## REQUIREMENTS
Copy from the first line below down to and including the line with "return 1 - y / H". Skip the pictures.
# START OF DATA PROVIDED
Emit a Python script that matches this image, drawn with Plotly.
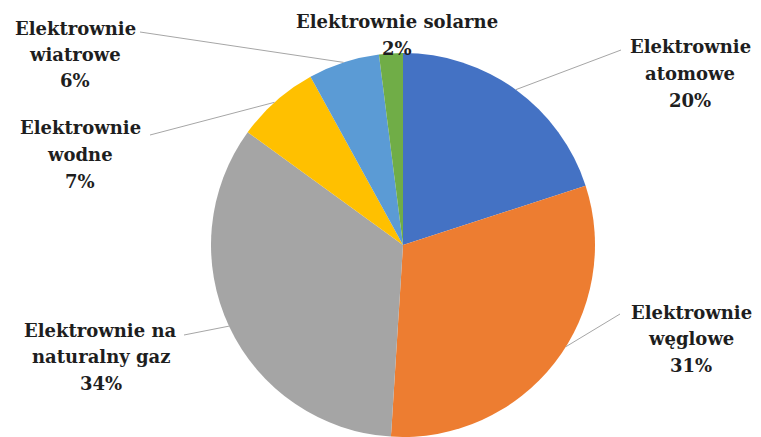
import math
import plotly.graph_objects as go

W, H = 761, 437

categories = ["Elektrownie atomowe", "Elektrownie węglowe", "Elektrownie na naturalny gaz",
              "Elektrownie wodne", "Elektrownie wiatrowe", "Elektrownie solarne"]
values = [20, 31, 34, 7, 6, 2]
label_lines = [["Elektrownie", "atomowe", "20%"],
               ["Elektrownie", "węglowe", "31%"],
               ["Elektrownie na", "naturalny gaz", "34%"],
               ["Elektrownie", "wodne", "7%"],
               ["Elektrownie", "wiatrowe", "6%"],
               ["Elektrownie solarne", "2%"]]
colors = ["#4472C4", "#ED7D31", "#A5A5A5", "#FFC000", "#5B9BD5", "#70AD47"]

# layout (pixels)
cx, cy, R = 403, 245, 192
label_pos = [(690, 47), (691, 312), (101, 330), (80, 128), (75, 28), (397, 22)]
line_gap = 26.5
leader_start = [(621, 50), (620, 314), (184, 335), (150, 135), (140, 32), None]
leader_angle = [36, 122, 245, 318, 342, None]

def px(x):
    return x / W

def py(y):
    return 1 - y / H

fig = go.Figure(go.Pie(
    labels=categories, values=values, sort=False, direction="clockwise", rotation=0,
    marker=dict(colors=colors, line=dict(color="white", width=0)),
    textinfo="none", hoverinfo="label+percent",
    domain=dict(x=[px(cx - R), px(cx + R)], y=[py(cy + R), py(cy - R)]),
))

annotations = []
shapes = []
for i, lines in enumerate(label_lines):
    lx, ly = label_pos[i]
    for j, t in enumerate(lines):
        annotations.append(dict(
            x=px(lx), y=py(ly + j * line_gap), xref="paper", yref="paper",
            text=t, showarrow=False, xanchor="center", yanchor="middle",
            font=dict(family="DejaVu Serif", size=18, color="#1e1e1e", weight="bold"),
        ))
    if leader_start[i] is not None:
        a = math.radians(leader_angle[i])
        ex = cx + R * math.sin(a)
        ey = cy - R * math.cos(a)
        sx, sy = leader_start[i]
        shapes.append(dict(type="line", xref="paper", yref="paper",
                           x0=px(sx), y0=py(sy), x1=px(ex), y1=py(ey),
                           line=dict(color="#A6A6A6", width=1)))

fig.update_layout(
    width=W, height=H, margin=dict(l=0, r=0, t=0, b=0),
    paper_bgcolor="white", plot_bgcolor="white", showlegend=False,
    annotations=annotations, shapes=shapes,
)
fig.write_html("out.html")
# END OF DATA PROVIDED
## THE REPLY
Emit a Python script that matches this image, drawn with Plotly.
import math
import plotly.graph_objects as go

W, H = 761, 437

categories = ["Elektrownie atomowe", "Elektrownie węglowe", "Elektrownie na naturalny gaz",
              "Elektrownie wodne", "Elektrownie wiatrowe", "Elektrownie solarne"]
values = [20, 31, 34, 7, 6, 2]
label_lines = [["Elektrownie", "atomowe", "20%"],
               ["Elektrownie", "węglowe", "31%"],
               ["Elektrownie na", "naturalny gaz", "34%"],
               ["Elektrownie", "wodne", "7%"],
               ["Elektrownie", "wiatrowe", "6%"],
               ["Elektrownie solarne", "2%"]]
colors = ["#4472C4", "#ED7D31", "#A5A5A5", "#FFC000", "#5B9BD5", "#70AD47"]

# layout (pixels)
cx, cy, R = 403, 245, 192
label_pos = [(690, 47), (691, 312), (101, 330), (80, 128), (75, 28), (397, 22)]
line_gap = 26.5
leader_start = [(621, 50), (620, 314), (184, 335), (150, 135), (140, 32), None]
leader_angle = [36, 122, 245, 318, 342, None]

def px(x):
    return x / W

def py(y):
    return 1 - y / H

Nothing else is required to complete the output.